The Council for Exceptional Children (CEC) state that technology is essential in including children with disabilities. Without it these students will continue to struggle and get left behind without given the chance that technology can give. In the report by the CEC, “Embedding Technology in Education for All Learners: CEC’s Recommendations to the National Education Technology Plan”, more and more exceptional students are being placed in normal classrooms. This could be due to growing class size, and/or lack of funding. Either way, it is crucial now more than ever that these exceptional students have the tools they need to be involved in the regular classroom. If not, they will be left behind.

There is no question that technology does work to help students. In the article, “Assistive Technology for Students with Learning Disabilities inWriting:Beliefs, Knowledge, and Use”, students with disabilities were shown to be able to work more independently and use higher order thinking using assistive technology. They are able to participate in a normal classroom, and feel involved. This in turn will help them take ownership in their learning.

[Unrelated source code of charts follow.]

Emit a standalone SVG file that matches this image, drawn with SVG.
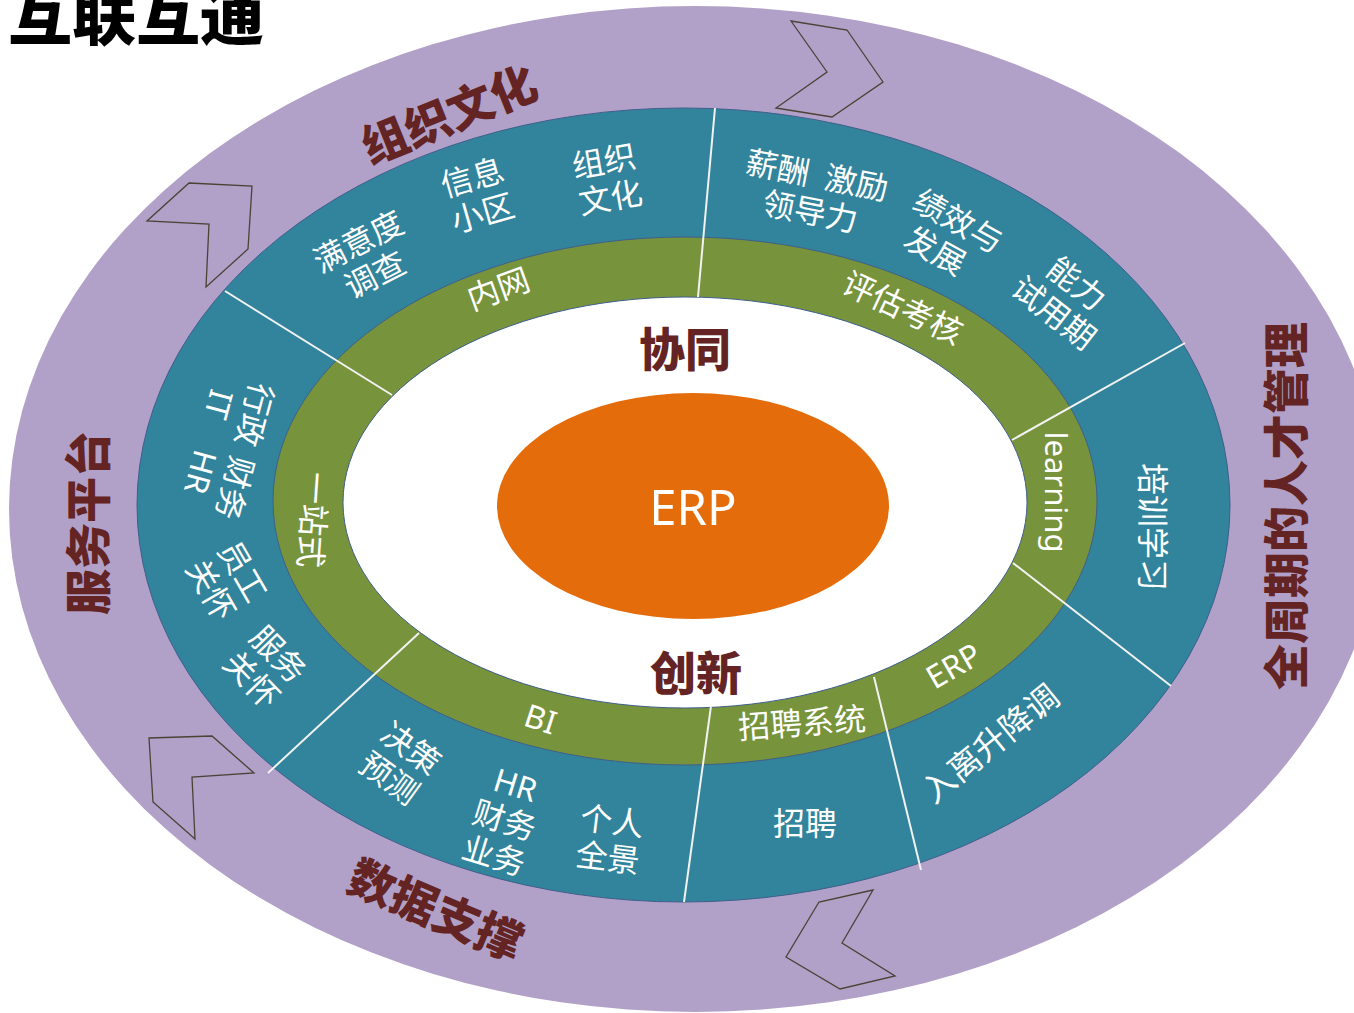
<svg xmlns="http://www.w3.org/2000/svg" width="1354" height="1013" viewBox="0 0 1354 1013">
<defs>
<style>
.ring{stroke:#3f5f8c;stroke-width:1}
.chev{fill:none;stroke:#4d4236;stroke-width:1.3}
.div{stroke:#f2f2f2;stroke-width:2;fill:none}
.w{fill:#ffffff;font-family:"Noto Sans","Noto Sans CJK SC",sans-serif;font-size:32px;text-anchor:middle;dominant-baseline:central}
.big{fill:#632423;font-family:"Noto Sans CJK SC",sans-serif;font-size:46px;font-weight:900;text-anchor:middle;dominant-baseline:central}
</style>
</defs>
<rect width="1354" height="1013" fill="#ffffff"/>
<g id="rings">
<ellipse id="ring-outer" cx="695" cy="509" rx="686" ry="503" fill="#b1a0c7"/>
<ellipse id="ring-teal" class="ring" cx="683.5" cy="505" rx="546.5" ry="397" fill="#31849b"/>
<ellipse id="ring-green" class="ring" cx="685" cy="501" rx="412" ry="264" fill="#77933c"/>
<ellipse id="ring-white" class="ring" cx="685" cy="502.5" rx="342" ry="205.5" fill="#ffffff"/>
</g>
<g id="chevrons">
<polygon class="chev" points="791,21 847,30 883,82 832,117 776,108 827,72"/>
<polygon class="chev" points="189,183 252,186 248,249 206,287 209,224 147,221"/>
<polygon class="chev" points="149,738 212,736 254,773 192,777 195,839 153,802"/>
<polygon class="chev" points="873,890 819,902 786,957 840,989 895,976 842,943"/>
</g>
<g id="connectors">
<line class="div" x1="715" y1="108" x2="698" y2="297"/>
<line class="div" x1="225" y1="291" x2="392" y2="395"/>
<line class="div" x1="1185" y1="343" x2="1012" y2="440"/>
<line class="div" x1="1013" y1="563" x2="1171" y2="686"/>
<line class="div" x1="268" y1="773" x2="419" y2="633"/>
<line class="div" x1="684" y1="902" x2="711" y2="706"/>
<line class="div" x1="874" y1="677" x2="921" y2="870"/>
</g>
<g id="title"><text x="8" y="39" font-family="Noto Sans CJK SC,sans-serif" font-size="64" font-weight="900" fill="#000000">互联互通</text></g>
<g id="node-erp">
<ellipse cx="693" cy="506" rx="196" ry="113" fill="#e46c0a"/>
<text class="w" x="693" y="506" style="font-size:49px">ERP</text>
</g>
<g id="node-xietong"><text class="big" x="685" y="346">协同</text></g>
<g id="node-chuangxin"><text class="big" x="696" y="670">创新</text></g>
<g id="outer-labels">
<text class="big" transform="translate(448,112) rotate(-22)">组织文化</text>
<text class="big" transform="translate(1283,506) rotate(-90)">全周期的人才管理</text>
<text class="big" transform="translate(85,523) rotate(-90)">服务平台</text>
<text class="big" transform="translate(437,907) rotate(23)">数据支撑</text>
</g>
<g id="teal-labels">
<g id="t-manyidu"><text class="w" transform="translate(366,257) rotate(-27)"><tspan x="0" y="-18.5">满意度</tspan><tspan x="0" y="18.5">调查</tspan></text></g>
<g id="t-xinxi"><text class="w" transform="translate(477,194) rotate(-16)"><tspan x="0" y="-18.5">信息</tspan><tspan x="0" y="18.5">小区</tspan></text></g>
<g id="t-zuzhi"><text class="w" transform="translate(607,178) rotate(-10)"><tspan x="0" y="-18.5">组织</tspan><tspan x="0" y="18.5">文化</tspan></text></g>
<g id="t-xinchou"><text class="w" transform="translate(814,192) rotate(11)"><tspan x="0" y="-18.5">薪酬<tspan dx="16">激励</tspan></tspan><tspan x="0" y="18.5">领导力</tspan></text></g>
<g id="t-jixiao"><text class="w" transform="translate(950,236) rotate(29)"><tspan x="0" y="-18.5">绩效与</tspan><tspan x="-6" y="18.5">发展</tspan></text></g>
<g id="t-nengli"><text class="w" transform="translate(1066,297) rotate(38)"><tspan x="0" y="-18.5">能力</tspan><tspan x="0" y="18.5">试用期</tspan></text></g>
<g id="t-peixun"><text class="w" transform="translate(1153,527) rotate(90)">培训学习</text></g>
<g id="t-rulisheng"><text class="w" transform="translate(990,743) rotate(-39)" style="font-size:33px">入离升降调</text></g>
<g id="t-zhaopin"><text class="w" x="805" y="822">招聘</text></g>
<g id="t-geren"><text class="w" transform="translate(610,838) rotate(7)"><tspan x="0" y="-18.5">个人</tspan><tspan x="0" y="18.5">全景</tspan></text></g>
<g id="t-hr"><text class="w" transform="translate(505,819) rotate(17)"><tspan x="0" y="-37">HR</tspan><tspan x="0" y="0">财务</tspan><tspan x="0" y="37">业务</tspan></text></g>
<g id="t-juece"><text class="w" transform="translate(401,762) rotate(36)"><tspan x="0" y="-18.5">决策</tspan><tspan x="0" y="18.5">预测</tspan></text></g>
<g id="t-fuwu"><text class="w" transform="translate(266,666) rotate(46)"><tspan x="0" y="-18.5">服务</tspan><tspan x="0" y="18.5">关怀</tspan></text></g>
<g id="t-yuangong"><text class="w" transform="translate(228,580) rotate(60)"><tspan x="0" y="-18.5">员工</tspan><tspan x="0" y="18.5">关怀</tspan></text></g>
<g id="t-xingzheng"><text class="w" transform="translate(228,447) rotate(105)"><tspan x="0" y="-18.5">行政<tspan dx="12">财务</tspan></tspan><tspan x="0" y="18.5">IT<tspan dx="34">HR</tspan></tspan></text></g>
</g>
<g id="green-labels">
<g id="g-neiwang"><text class="w" transform="translate(498,288) rotate(-20)">内网</text></g>
<g id="g-pinggu"><text class="w" transform="translate(903,307) rotate(25)">评估考核</text></g>
<g id="g-learning"><text class="w" transform="translate(1057,492) rotate(90)" style="font-size:31px">learning</text></g>
<g id="g-erp"><text class="w" transform="translate(953,665) rotate(-30)">ERP</text></g>
<g id="g-zhaopinxitong"><text class="w" transform="translate(802,722) rotate(-4)">招聘系统</text></g>
<g id="g-bi"><text class="w" transform="translate(541,718) rotate(18)">BI</text></g>
<g id="g-yizhanshi"><text class="w" transform="translate(314,520) rotate(94)">一站式</text></g>
</g>
</svg>
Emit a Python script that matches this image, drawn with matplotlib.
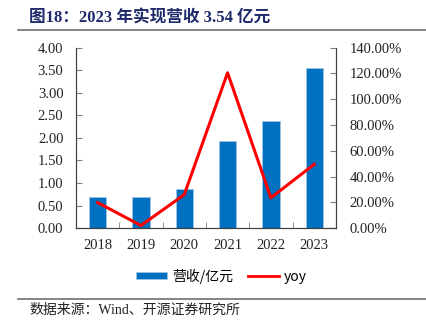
import numpy as np
import matplotlib
matplotlib.use("Agg")
import matplotlib.pyplot as plt
from matplotlib.lines import Line2D
from matplotlib.patches import Patch

years = ["2018", "2019", "2020", "2021", "2022", "2023"]
revenue = [0.68, 0.70, 0.87, 1.92, 2.37, 3.54]        # 营收/亿元
yoy = [19.8, 2.0, 26.0, 120.5, 23.5, 49.5]            # %

SERIF = ["Liberation Serif", "Noto Sans CJK SC"]
SANS = ["Noto Sans CJK SC", "DejaVu Sans"]
BLUE = "#0070C0"
RED = "#FF0000"

fig = plt.figure(figsize=(4.26, 3.24), dpi=100)
ax = fig.add_axes([0.1784, 0.296, 0.610, 0.557])
ax2 = ax.twinx()

x = np.arange(len(years))
ax.bar(x, revenue, width=0.4, color=BLUE, edgecolor="#9DC3E6", linewidth=0.6, zorder=2)
ax2.plot(x, yoy, color=RED, linewidth=2.2, zorder=3)

ax.set_xlim(-0.5, len(years) - 0.5)
ax.set_ylim(0, 4)
ax.set_yticks(np.arange(0, 4.01, 0.5))
ax.set_yticklabels([f"{v:.2f}" for v in np.arange(0, 4.01, 0.5)])
ax2.set_ylim(0, 140)
ax2.set_yticks(np.arange(0, 141, 20))
ax2.set_yticklabels([f"{v:.2f}%" for v in np.arange(0, 141, 20)])

# category labels, ticks on the boundaries
ax.set_xticks(x)
ax.set_xticklabels(years)
ax.tick_params(axis="x", length=0, pad=8)
ax.set_xticks(np.arange(0.5, len(years) - 0.5, 1), minor=True)
ax.tick_params(axis="x", which="minor", direction="in", length=4, color="#808080")

ax.tick_params(axis="y", direction="in", length=4, color="#808080", pad=9)
ax2.tick_params(axis="y", direction="in", length=4, color="#808080", pad=10)

for a in (ax, ax2):
    a.spines["top"].set_visible(False)
    for s in ("left", "right", "bottom"):
        a.spines[s].set_color("#404040")
        a.spines[s].set_linewidth(0.8)
    for lab in a.get_xticklabels() + a.get_yticklabels():
        lab.set_fontfamily(SERIF)
        lab.set_fontsize(10.5)
        lab.set_color("#222222")

# legend
handles = [Patch(facecolor=BLUE, edgecolor="#9DC3E6", linewidth=0.6),
           Line2D([0], [0], color=RED, linewidth=2)]
fig.legend(handles, ["营收/亿元", "yoy"], loc="center", bbox_to_anchor=(0.52, 1 - 276 / 324),
           ncol=2, frameon=False, prop={"family": SANS, "size": 10},
           handlelength=2.2, handleheight=0.45, columnspacing=1.1, handletextpad=0.35)

# header and footer
fig.text(29 / 426, 1 - 19 / 324, "图18：2023 年实现营收 3.54 亿元", family=SERIF,
         fontsize=12, fontweight="bold", color="#1F2A6B", va="center", ha="left")
fig.add_artist(Line2D([18 / 426, 1], [1 - 29.5 / 324] * 2, color="#707070", linewidth=1.2))
fig.add_artist(Line2D([18 / 426, 1], [1 - 299 / 324] * 2, color="#707070", linewidth=1.2))
fig.text(29 / 426, 1 - 310 / 324, "数据来源：Wind、开源证券研究所", family=SERIF,
         fontsize=10, color="#222222", va="center", ha="left")

fig.savefig("out.png", dpi=100)
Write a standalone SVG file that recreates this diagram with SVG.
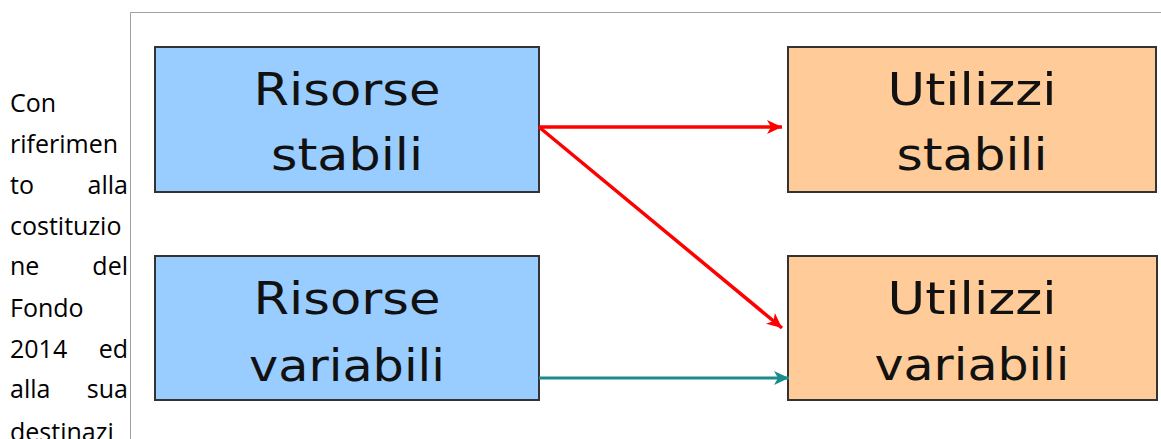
<svg xmlns="http://www.w3.org/2000/svg" width="1161" height="439" viewBox="0 0 1161 439">
<defs>
<style>
.body{font-family:"Open Sans","Liberation Sans",sans-serif;font-size:25px;fill:#000}
.box{stroke:#333;stroke-width:2}
.res{fill:#99ccff}
.use{fill:#ffcc99}
.lbl{font-family:"DejaVu Sans","Liberation Sans",sans-serif;font-size:45px;fill:#111;text-anchor:middle}
.red{stroke:#ff0000;stroke-width:3.5;fill:none}
.teal{stroke:#1a8c8c;stroke-width:3;fill:none}
</style>
<marker id="ar" markerUnits="userSpaceOnUse" markerWidth="18" markerHeight="16" refX="16" refY="8" orient="auto">
<path d="M1,1 L16,8 L1,15 L5,8 Z" fill="#ff0000"/>
</marker>
<marker id="at" markerUnits="userSpaceOnUse" markerWidth="18" markerHeight="16" refX="16" refY="8" orient="auto">
<path d="M1,1 L16,8 L1,15 L5,8 Z" fill="#1a8c8c"/>
</marker>
</defs>
<rect width="1161" height="439" fill="#ffffff"/>
<g id="paragraph" class="body">
<text x="10" y="112">Con</text>
<text x="10" y="153">riferimen</text>
<text x="10" y="194">to</text><text x="128" y="194" text-anchor="end">alla</text>
<text x="10" y="235">costituzio</text>
<text x="10" y="275">ne</text><text x="128" y="275" text-anchor="end">del</text>
<text x="10" y="317">Fondo</text>
<text x="10" y="358">2014</text><text x="128" y="358" text-anchor="end">ed</text>
<text x="10" y="398">alla</text><text x="128" y="398" text-anchor="end">sua</text>
<text x="10" y="441">destinazi</text>
</g>
<g id="frame">
<path d="M130.5,439 V12.5 H1161" fill="none" stroke="#a0a0a0" stroke-width="1"/>
</g>
<g id="risorse-stabili">
<rect class="box res" x="155" y="47" width="384" height="145"/>
<text class="lbl" x="347" y="105" textLength="187" lengthAdjust="spacingAndGlyphs">Risorse</text>
<text class="lbl" x="347" y="170" textLength="152" lengthAdjust="spacingAndGlyphs">stabili</text>
</g>
<g id="risorse-variabili">
<rect class="box res" x="155" y="256" width="384" height="144"/>
<text class="lbl" x="347" y="314" textLength="187" lengthAdjust="spacingAndGlyphs">Risorse</text>
<text class="lbl" x="347" y="381" textLength="196" lengthAdjust="spacingAndGlyphs">variabili</text>
</g>
<g id="utilizzi-stabili">
<rect class="box use" x="788" y="47" width="368" height="145"/>
<text class="lbl" x="972" y="105" textLength="169" lengthAdjust="spacingAndGlyphs">Utilizzi</text>
<text class="lbl" x="972" y="170" textLength="151" lengthAdjust="spacingAndGlyphs">stabili</text>
</g>
<g id="utilizzi-variabili">
<rect class="box use" x="788" y="256" width="369" height="144"/>
<text class="lbl" x="972" y="314" textLength="169" lengthAdjust="spacingAndGlyphs">Utilizzi</text>
<text class="lbl" x="972" y="380" textLength="195" lengthAdjust="spacingAndGlyphs">variabili</text>
</g>
<g id="connectors">
<path class="red" d="M539,127 H782" marker-end="url(#ar)"/>
<path class="red" d="M539,127 L782,328" marker-end="url(#ar)"/>
<path class="teal" d="M539,378 H789" marker-end="url(#at)"/>
</g>
</svg>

Many states are seeing the need for adaptive technology and have programs set up to help schools acquire the technology needed. In Nebraska, for example, they have put into place a program called “Assistive Technology Partnership”. It uses the service to help find technology that students can have on loan to use. People can post items they may have and teachers as well as parents can go online to see what technology is available for loan. This program is a wonderful example of how a community can come together and provide educational needs.

Even though technology can be expensive, usually it is a very low percentage that needs overly expensive technology. Since the percentage is so low,  the materials could be used over and over again. In this sense, it can be seen as an investment in the schools that will last a while. Even if the number were greater, there are some things that should not have a price tag placed on it. An equal opportunity for learning should be one of those things.


Atp assistive technology solutions. (2010). Retrieved from

Bigelow, D.L. (2008). Assistive technology for students with learning disabilities in         writing: beliefs, knowledge, and use. Informally published manuscript, Department of Education, Miami University, Miami, Florida. Retrieved from

Embedding technology in education for all learners. (2009). Retrieved from


7 thoughts on “One Size Fits All: Adaptive and Assistive Technology in the Classroom

  1. Adaptive and assistive technologies are used by many people in addition to those with disabilities. What ones do you use?

    “But considering the cost of giving each student, no matter what the handicap, an equal opportunity to learn, how can we as a society, not afford it.” Many would argue that this nations public schools are going bankrupt trying to meet the needs, no matter the cost, of every single handicap of every single child.

    I love your link and examples of ways to loan and community participation for learning.

  2. Melodee,
    You make excellent points about the importance of making sure assistive technologies are present. I too feel assistive technology are important and we must do what we can to make sure the funding is there for these technologies. After reading our text I’ve realized how much of a role technology has played in creating success in students who have disabilities. These technologies allow our students to become more independent and successful in the real world. This is what we want with our students. We want them to be successful in the world.
    Thank you,

  3. Hello Melodee,

    I enjoyed reading you post and thought that you brought up a key point about “how can we as a society not afford it”! I look at the alternative of not providing quality education to those with extra needs and I don’t like where that leads. Otherwise, do we lock them up in a closet like so many other countries?

    Also, that is a great point about how “students with disabilities were shown to be able to work more independently and use higher order thinking using assistive technology”. This is such a great step forward! I think it is absolutely imperative that these people are educated in such a way to give them independence to whatever degree they are able to and to break that dependence on others. If those with disabilities realize that they can independent, they feel empowered and will strive for greater things.

    Great post!

  4. Where do you see this situation (the need of assistive/adaptive technologies) headed in the time of budget cuts? I live in Kentucky and cuts are coming at us in all directions, both state and federal. Do you see this as an impediment to spending for such technologies?

    • A huge impediment. My sister-in-law works for PACS in Kentucky and she is even telling me about the cuts coming to schools in her area (Hopkinsville). With teacher cut backs and larger class sizes, it gets harder and harder to reach students without special needs. As I am sure you know, it makes it impossible to reach kids with them! It is unfortunate.

  5. Could the US Department of Education not develop a set of assistive technologies, bundle them in a tool kit, and make that kit available to schools across the country at no charge?

    That would seem a natural consequence of IDEA.

  6. Melodee,

    I think your blog contains some great information. I really like the idea of having adaptive technology equipment available for loan. Some of the equipment is very expensive and it would be difficult for individual districts to make these purchases. Nebraska’s program provides support to all districts, which is important during tough economic times. Thanks for the post.